I have to say, I like the mozzarella at Casa De La Mozzerella much more than Mike's.
Next time, also hit DeLillo's or Morrone's for sfogliatelle, Borgatti's for the very best ravioli ever (and quite good fresh pasta), Calabria pork store for the sausage funk (and the amazing fresh ricotta from the vat in the back), and Tony and Tina's for Albanian burek (heated in the oven, not the microwave) and tangy yogurt. The pizza dough at Madonia is also outstanding.
re: rose water
I'd only add a trip east along E187 St to Terranova Bakery, a classic old world bread bakery with heavy delicious loaves; Mount Carmel wines and liquors have an extensive offering of grappa and amari; to Randazzo or Cosenza fish stores still have wide varieties of Mediterranean seafood; and a drop into Our Lady of Mt Carmel Church, where, until only a year or so ago mass was celebrates in Italian every day at 12:30. The nabe is no longer home to many Italian residents (there's the occasional old couple) but Hispanics, African Americans, , Albanians but the feel of an Italian world is everywhere at street level, if you close one eye. One last word: not to rain on its parade but sometimes Mike's Deli can a get a little fake/stagey-other shops (like Borgattii, whose owners are exemplars of old world gentility) thrive on simple generosity.
re: rose water
This is part of my cycle every trip to Arthur Avenue for shopping. I first stop at Tony and Tina's for a slice or two of burek (always reheated in the oven) and a cup of kos (yogurt). Sometimes also a full pie to have in the fridge for the week or some of the pumpkin burek for dessert. Casa De La Mozzarella is not to be missed, I always get a large salted ball on every trip. They also have good marinated mushrooms and eggplant.

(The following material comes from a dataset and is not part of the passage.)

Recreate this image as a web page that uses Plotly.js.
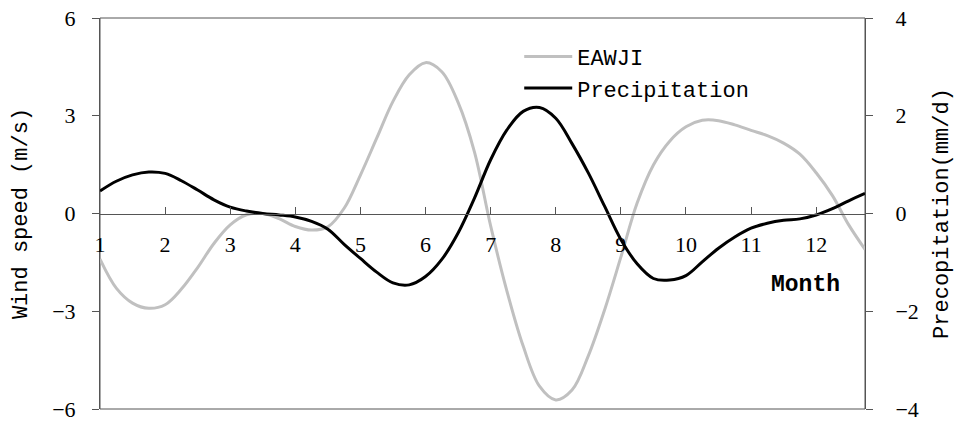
<!DOCTYPE html>
<html>
<head>
<meta charset="utf-8">
<script src="https://cdn.plot.ly/plotly-3.0.1.min.js"></script>
<style>html,body{margin:0;padding:0;background:#fff;}#chart{width:955px;height:421px;}</style>
</head>
<body>
<div id="chart"></div>
<script>
// Month positions (quarter-month resolution)
const months = [1.00,1.25,1.50,1.75,2.00,2.25,2.50,2.75,3.00,3.25,3.50,3.75,4.00,4.25,4.50,4.75,
  5.00,5.25,5.50,5.75,6.00,6.25,6.50,6.75,7.00,7.25,7.50,7.75,8.00,8.25,8.50,8.75,
  9.00,9.25,9.50,9.75,10.00,10.25,10.50,10.75,11.00,11.25,11.50,11.75,12.00,12.25,12.50,12.75];

// EAWJI wind speed (m/s), left axis
const eawji = [-1.40,-2.29,-2.75,-2.91,-2.80,-2.32,-1.66,-0.92,-0.35,-0.04,0.00,-0.16,-0.40,-0.51,-0.41,0.16,
  1.18,2.31,3.44,4.26,4.63,4.35,3.41,1.90,-0.38,-2.38,-4.07,-5.30,-5.72,-5.42,-4.37,-2.96,
  -1.34,0.32,1.49,2.22,2.66,2.86,2.85,2.72,2.55,2.39,2.16,1.82,1.25,0.55,-0.35,-1.10];

// Precipitation (mm/d), right axis
const precip = [0.46,0.66,0.79,0.85,0.82,0.67,0.48,0.28,0.13,0.05,0.00,-0.03,-0.07,-0.16,-0.32,-0.63,
  -0.92,-1.20,-1.42,-1.46,-1.29,-0.94,-0.40,0.31,1.10,1.71,2.09,2.17,1.95,1.43,0.83,0.15,
  -0.53,-1.03,-1.33,-1.36,-1.27,-0.99,-0.71,-0.48,-0.30,-0.20,-0.14,-0.11,-0.03,0.10,0.26,0.41];

const monthTicks = [1,2,3,4,5,6,7,8,9,10,11,12];
const leftTicks = [-6,-3,0,3,6];
const rightTicks = [-4,-2,0,2,4];

const serif = "Liberation Serif, Times New Roman, serif";
const mono = "Liberation Mono, Courier New, monospace";
const axisColor = "#555";
const fmt = v => v < 0 ? "\u2212" + Math.abs(v) : String(v);

const traces = [
  {x: months, y: eawji, name: "EAWJI", type: "scatter", mode: "lines",
   line: {color: "#c0c0c0", width: 3, shape: "spline", smoothing: 1.0}, yaxis: "y"},
  {x: months, y: precip, name: "Precipitation", type: "scatter", mode: "lines",
   line: {color: "#000000", width: 3, shape: "spline", smoothing: 1.0}, yaxis: "y2"}
];

const layout = {
  width: 955, height: 421,
  margin: {l: 100, r: 90, t: 18, b: 12},
  paper_bgcolor: "#fff", plot_bgcolor: "#fff",
  showlegend: true,
  legend: {x: 0.548, y: 0.955, xanchor: "left", yanchor: "top",
    font: {family: mono, size: 22, color: "#000"}, bgcolor: "rgba(0,0,0,0)",
    tracegroupgap: 0, itemwidth: 48},
  xaxis: {range: [1, 12.75], tickvals: monthTicks, ticktext: monthTicks.map(String),
    anchor: "free", position: 0.5, showline: true, linecolor: axisColor, linewidth: 1,
    ticks: "inside", ticklen: 7, tickcolor: axisColor, showgrid: false, zeroline: false,
    tickfont: {family: serif, size: 22, color: "#000"}, ticklabelstandoff: 11,
    ticklabeloverflow: "allow"},
  yaxis: {range: [-6, 6], tickvals: leftTicks, ticktext: leftTicks.map(fmt),
    showline: true, linecolor: axisColor, linewidth: 1, ticks: "outside", ticklen: 7, tickcolor: axisColor,
    showgrid: false, zeroline: false, tickfont: {family: serif, size: 22, color: "#000"}, ticklabelstandoff: 12,
    ticklabeloverflow: "allow",
    title: {text: "Wind speed (m/s)", font: {family: mono, size: 22, color: "#000"}, standoff: 18}},
  yaxis2: {range: [-4, 4], tickvals: rightTicks, ticktext: rightTicks.map(fmt),
    overlaying: "y", side: "right", showline: true, linecolor: axisColor, linewidth: 1,
    ticks: "outside", ticklen: 7, tickcolor: axisColor, showgrid: false, zeroline: false,
    tickfont: {family: serif, size: 22, color: "#000"}, ticklabelstandoff: 18,
    ticklabeloverflow: "allow",
    title: {text: "Precopitation(mm/d)", font: {family: mono, size: 22, color: "#000"}, standoff: 36}},
  shapes: [
    {type: "rect", xref: "paper", yref: "paper", x0: 0, x1: 1, y0: 0, y1: 1,
     line: {color: axisColor, width: 1}, layer: "below"}
  ],
  annotations: [
    {text: "<b>Month</b>", xref: "paper", yref: "paper", x: 0.922, y: 0.317,
     xanchor: "center", yanchor: "middle", showarrow: false,
     font: {family: mono, size: 23, color: "#000"}}
  ]
};

Plotly.newPlot("chart", traces, layout, {displayModeBar: false, staticPlot: true});
</script>
</body>
</html>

Those Borgatti's ravioli are excellent and freeze quite well. They make a nice quick weeknight dinner, dropped directly into some boiling water and simply sauced.
Being a glutton I also always get freshly shucked clams at Randazzo's before getting fish. they always have a nice variety of Mediterranean fish hard to find elsewhere. Very fresh too and good prices. I prefer them to Cosenza's. Randazzo's always has a nice variety of fresh small Adriatic fish that I love to fry up and eat whole. Good prices on crabs and eels too.
The butchers are good too for off cuts as well. I go to both and don't have a favorite. Rabbit and lamb are both cheaper than elesewhere.
Calabria also has the best sopressata. Really delicious.
There are a number of grocery stores that sell packaged Balkan products that are hard to find elsewhere.
I also hit the Gurra Cafe is also a stop for me pre shopping. It is pretty good authentic Albanian food.
Last note, I agree with Bob re: Mike's Deli. They do make good sandwiches. My favorite place in the market is the grocery type stall towards the back left. They have good olive oils and marinated anchovies.
I live in Manhattan, so not far away! My post wasn't at all meant to be all-inclusive but should definitely give someone who's never been a starting point. Bronx CHers can probably chime in with more specific restaurant recommendations, as I can't remember where all I've eaten in the past, but I've never had anything bad!